Portrait d'un jeune professeur heureux...

La rentrée n'est pas simple pour les stagiaires certifiés de l'année, avec un service complet et sans préparation, peu de repères, des classes nombreuses et pas toujours de tuteurs disponibles. Pourtant, il y a de jeunes professeurs heureux : Tristan Ghrenassia, professeur de philosophie au lycée Édouard Branly à Nogent-sur-Marne, en fait partie. Quand il parle de son nouveau métier, c'est avec un enthousiasme qui ne trompe pas : les conditions ont beau être difficiles, il est déjà un enseignant passionné, qui saura sans aucun doute passionner son public. Après un parcours atypique, qui l'a mené de l'ENS-Lyon à France Culture, il évoque pour le Café Pédagogique ses premiers pas de professeur. 

Vous destiniez-vous à l'enseignement ?

L'idée d'enseigner n'a jamais été exclue pour moi, même si le cycle de l'ENS-Lyon ne destine pas vraiment au départ à l'enseignement secondaire. Mais j'ai ressenti une lassitude, à un moment de mes études, à l'égard de la philosophie, en ce qu'elle a de très abstrait, j'ai eu envie de connaître autre chose. Je me suis tourné vers la coopération internationale et l'action humanitaire. C'est un milieu difficile. J'étais sans doute trop jeune, j'en avais une image idéalisée, et j'ai été déçu. J'ai eu la chance de travailler avec Adèle Van Reeth, pour l'émission Les Nouveaux Chemins de la Connaissance sur France Culture.

Il me restait une dernière année pour préparer les concours et j'ai souhaité me tourner vers les métiers de l'enseignement. Ce n'était pas un choix facile ; j'arrêtais la radio, et si j'échouais aux concours, je n'avais plus rien. Mais j'ai obtenu le CAPES, et manqué de très peu l'agrégation.

Le métier correspond-il à l'idée que vous en aviez ou avez-vous été surpris ?

Non, cela correspond tout à fait à l'idée que je m'en faisais. J'assure un service de 15h, avec 2 classes de terminale ES et une de S, de petits groupes d'initiation à la philosophie en première et un cours d'ECJS avec d'autres élèves de terminale S. Cela fait environ 180 élèves, c'est beaucoup pour les connaître tous. Mais je suis dans un lycée plutôt calme, avec un public de milieu assez aisé. On m'avait mis en garde : je risquais d'avoir à justifier l'intérêt d'étudier la philosophie, auprès d'élèves préoccupés d'abord de réussite sociale et financière. Mais ce n'est pas une attitude que j'ai souvent rencontrée.

A quelles difficultés êtes-vous confronté ?
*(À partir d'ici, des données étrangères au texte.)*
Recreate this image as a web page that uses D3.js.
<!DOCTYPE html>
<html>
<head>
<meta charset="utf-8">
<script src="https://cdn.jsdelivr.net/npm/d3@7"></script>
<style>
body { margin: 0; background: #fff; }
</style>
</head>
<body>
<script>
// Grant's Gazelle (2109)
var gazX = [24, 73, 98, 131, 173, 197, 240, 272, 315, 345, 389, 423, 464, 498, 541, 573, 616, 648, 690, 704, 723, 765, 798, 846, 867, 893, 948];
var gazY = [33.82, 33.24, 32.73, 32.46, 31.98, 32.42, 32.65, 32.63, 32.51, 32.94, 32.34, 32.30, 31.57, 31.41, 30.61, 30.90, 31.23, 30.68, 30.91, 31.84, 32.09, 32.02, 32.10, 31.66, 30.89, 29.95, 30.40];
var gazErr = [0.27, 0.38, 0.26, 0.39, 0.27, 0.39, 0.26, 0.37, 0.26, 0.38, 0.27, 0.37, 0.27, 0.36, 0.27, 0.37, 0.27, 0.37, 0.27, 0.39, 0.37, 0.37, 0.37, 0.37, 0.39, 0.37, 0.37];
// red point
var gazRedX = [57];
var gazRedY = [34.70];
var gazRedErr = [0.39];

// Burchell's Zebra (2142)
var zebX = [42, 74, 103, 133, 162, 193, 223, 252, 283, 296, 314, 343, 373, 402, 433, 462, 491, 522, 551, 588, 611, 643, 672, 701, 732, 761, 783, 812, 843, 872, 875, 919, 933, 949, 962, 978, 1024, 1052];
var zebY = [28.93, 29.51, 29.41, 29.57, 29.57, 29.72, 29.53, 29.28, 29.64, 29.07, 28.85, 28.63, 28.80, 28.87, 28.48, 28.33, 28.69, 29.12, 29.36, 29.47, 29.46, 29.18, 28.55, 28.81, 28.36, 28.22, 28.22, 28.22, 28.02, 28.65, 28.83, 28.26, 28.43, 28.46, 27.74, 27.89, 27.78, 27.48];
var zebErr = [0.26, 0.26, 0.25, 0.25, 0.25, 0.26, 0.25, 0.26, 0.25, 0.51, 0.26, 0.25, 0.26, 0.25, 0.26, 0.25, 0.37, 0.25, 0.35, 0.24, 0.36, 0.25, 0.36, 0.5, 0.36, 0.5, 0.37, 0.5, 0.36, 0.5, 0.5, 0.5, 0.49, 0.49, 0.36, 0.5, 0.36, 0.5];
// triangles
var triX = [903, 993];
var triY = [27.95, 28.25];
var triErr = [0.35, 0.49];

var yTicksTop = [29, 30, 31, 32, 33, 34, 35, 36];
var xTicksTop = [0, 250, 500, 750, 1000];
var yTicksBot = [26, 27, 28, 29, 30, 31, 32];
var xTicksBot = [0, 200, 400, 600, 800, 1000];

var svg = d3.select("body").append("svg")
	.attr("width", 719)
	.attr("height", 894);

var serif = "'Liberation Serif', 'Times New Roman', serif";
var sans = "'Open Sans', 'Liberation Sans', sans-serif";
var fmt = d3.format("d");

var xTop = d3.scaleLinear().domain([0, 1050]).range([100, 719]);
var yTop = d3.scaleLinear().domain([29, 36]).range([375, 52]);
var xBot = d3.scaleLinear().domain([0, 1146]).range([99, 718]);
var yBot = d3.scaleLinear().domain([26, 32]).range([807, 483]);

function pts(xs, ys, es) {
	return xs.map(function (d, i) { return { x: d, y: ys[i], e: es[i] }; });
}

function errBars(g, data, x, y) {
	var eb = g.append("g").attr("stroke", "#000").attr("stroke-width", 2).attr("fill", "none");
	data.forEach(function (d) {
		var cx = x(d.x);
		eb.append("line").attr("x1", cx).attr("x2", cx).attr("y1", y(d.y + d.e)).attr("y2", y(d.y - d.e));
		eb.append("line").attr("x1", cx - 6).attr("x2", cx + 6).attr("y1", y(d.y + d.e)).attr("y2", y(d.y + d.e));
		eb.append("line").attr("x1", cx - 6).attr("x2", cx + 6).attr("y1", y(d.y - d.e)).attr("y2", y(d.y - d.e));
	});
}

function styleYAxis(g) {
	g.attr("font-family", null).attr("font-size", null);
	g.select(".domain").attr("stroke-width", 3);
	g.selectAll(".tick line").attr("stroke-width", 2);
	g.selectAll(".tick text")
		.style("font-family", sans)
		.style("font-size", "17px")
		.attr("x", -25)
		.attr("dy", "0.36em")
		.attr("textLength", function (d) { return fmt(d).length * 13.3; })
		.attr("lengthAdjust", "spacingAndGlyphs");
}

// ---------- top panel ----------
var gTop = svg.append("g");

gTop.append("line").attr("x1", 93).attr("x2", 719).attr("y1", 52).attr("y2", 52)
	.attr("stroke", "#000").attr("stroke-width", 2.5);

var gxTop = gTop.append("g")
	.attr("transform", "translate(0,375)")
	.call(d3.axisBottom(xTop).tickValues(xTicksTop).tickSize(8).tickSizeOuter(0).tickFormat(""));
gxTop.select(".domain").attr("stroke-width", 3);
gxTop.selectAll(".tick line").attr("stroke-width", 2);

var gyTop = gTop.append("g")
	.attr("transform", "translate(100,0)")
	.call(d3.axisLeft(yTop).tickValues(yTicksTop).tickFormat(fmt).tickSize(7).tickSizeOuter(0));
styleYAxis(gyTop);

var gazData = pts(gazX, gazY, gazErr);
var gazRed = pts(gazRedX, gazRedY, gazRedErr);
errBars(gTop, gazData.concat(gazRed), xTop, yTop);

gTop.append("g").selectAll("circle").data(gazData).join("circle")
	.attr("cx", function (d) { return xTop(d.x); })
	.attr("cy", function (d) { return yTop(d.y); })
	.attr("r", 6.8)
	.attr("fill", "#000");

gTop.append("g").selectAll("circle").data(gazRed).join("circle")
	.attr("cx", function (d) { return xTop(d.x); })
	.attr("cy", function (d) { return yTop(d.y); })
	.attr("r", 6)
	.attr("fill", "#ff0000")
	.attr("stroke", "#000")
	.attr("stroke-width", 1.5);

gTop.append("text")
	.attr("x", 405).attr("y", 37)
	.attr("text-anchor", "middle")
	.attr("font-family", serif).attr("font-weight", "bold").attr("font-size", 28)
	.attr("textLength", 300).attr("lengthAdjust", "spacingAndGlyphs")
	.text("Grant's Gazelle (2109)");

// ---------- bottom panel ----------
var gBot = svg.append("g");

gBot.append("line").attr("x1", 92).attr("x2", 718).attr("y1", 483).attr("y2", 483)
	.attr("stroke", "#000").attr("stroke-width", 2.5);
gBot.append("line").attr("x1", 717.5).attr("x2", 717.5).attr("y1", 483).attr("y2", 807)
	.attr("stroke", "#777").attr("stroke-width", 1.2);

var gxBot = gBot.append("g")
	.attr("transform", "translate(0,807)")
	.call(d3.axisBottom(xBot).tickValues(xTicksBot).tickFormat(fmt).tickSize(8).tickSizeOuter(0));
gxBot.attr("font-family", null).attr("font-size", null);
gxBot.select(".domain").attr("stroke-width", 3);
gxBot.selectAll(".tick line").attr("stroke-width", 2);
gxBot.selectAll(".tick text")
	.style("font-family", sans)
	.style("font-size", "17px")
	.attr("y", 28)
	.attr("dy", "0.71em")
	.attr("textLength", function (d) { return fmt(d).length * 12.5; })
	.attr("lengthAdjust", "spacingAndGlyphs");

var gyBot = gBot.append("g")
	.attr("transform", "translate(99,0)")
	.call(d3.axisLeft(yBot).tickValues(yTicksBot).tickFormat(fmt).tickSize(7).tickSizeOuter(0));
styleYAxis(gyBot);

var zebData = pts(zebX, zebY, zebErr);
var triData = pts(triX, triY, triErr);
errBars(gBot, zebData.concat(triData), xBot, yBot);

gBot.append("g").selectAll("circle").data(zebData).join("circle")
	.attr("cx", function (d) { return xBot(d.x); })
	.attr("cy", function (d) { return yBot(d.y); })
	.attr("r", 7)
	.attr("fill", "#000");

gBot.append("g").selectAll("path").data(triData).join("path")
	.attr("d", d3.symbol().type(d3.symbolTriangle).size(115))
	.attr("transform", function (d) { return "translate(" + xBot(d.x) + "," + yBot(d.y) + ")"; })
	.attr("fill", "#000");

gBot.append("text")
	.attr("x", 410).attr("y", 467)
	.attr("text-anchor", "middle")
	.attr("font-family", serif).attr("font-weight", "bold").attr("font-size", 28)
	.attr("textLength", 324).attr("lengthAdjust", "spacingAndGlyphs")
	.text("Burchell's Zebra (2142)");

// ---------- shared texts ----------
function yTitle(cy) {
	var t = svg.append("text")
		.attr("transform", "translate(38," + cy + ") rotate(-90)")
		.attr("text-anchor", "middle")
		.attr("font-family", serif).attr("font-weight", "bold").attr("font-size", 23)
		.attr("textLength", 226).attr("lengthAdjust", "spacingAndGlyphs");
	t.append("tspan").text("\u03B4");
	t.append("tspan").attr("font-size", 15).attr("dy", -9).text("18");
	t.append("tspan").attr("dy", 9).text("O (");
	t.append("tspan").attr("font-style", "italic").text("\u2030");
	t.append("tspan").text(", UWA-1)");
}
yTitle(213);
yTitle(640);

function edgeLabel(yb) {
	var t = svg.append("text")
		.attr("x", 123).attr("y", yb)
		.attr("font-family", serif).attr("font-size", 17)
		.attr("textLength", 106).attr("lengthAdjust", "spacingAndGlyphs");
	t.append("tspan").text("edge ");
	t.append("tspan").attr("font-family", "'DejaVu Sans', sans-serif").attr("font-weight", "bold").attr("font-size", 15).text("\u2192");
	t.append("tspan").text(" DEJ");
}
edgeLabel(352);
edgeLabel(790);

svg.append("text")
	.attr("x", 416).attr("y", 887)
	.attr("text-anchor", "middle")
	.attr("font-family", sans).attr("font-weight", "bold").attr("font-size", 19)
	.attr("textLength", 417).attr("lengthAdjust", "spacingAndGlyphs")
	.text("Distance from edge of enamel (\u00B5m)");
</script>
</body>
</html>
Le bruit, principalement. Cela rend vraiment le travail difficile. La différence est considérable entre une classe à 35 élèves et une classe à 24 : l'ambiance n'est pas du tout la même, on n'a pas la même aisance, la même liberté de ton. Je crois être vraiment meilleur dans une classe moins nombreuse où je peux solliciter chacun et être présent pour tous. A 35, ils se mettent à discuter et se dissipent plus facilement, on a du mal à les reprendre sans casser le fil du cours.

Une autre difficulté que je redoutais, mais qui s'est moins présentée, c'est le désintérêt des élèves : la crainte de parler à un « mur » si les élèves n'entrent pas dans la réflexion qu'on leur propose. En réalité, c'est assez lié aux horaires : à 11h, à 16h, le vendredi après-midi, l'attention est moins présente. Il y a aussi une question de fatigue, liée au nombre d'heures de la journée. Je pense que ce n'est pas évident de rester attentif et silencieux au bout de 7h de cours. Mais voir les élèves souffler et soupirer, c'est vraiment difficile. Je suis très sensible à ces réactions et je sors parfois de cours complètement découragé, avec l'impression d'essayer de déplacer des montagnes pour rien. Mais il suffit qu'un cours se passe bien, et c'est à nouveau l'enthousiasme !

Comment avez-vous commencé votre cours, en ce début d'année ?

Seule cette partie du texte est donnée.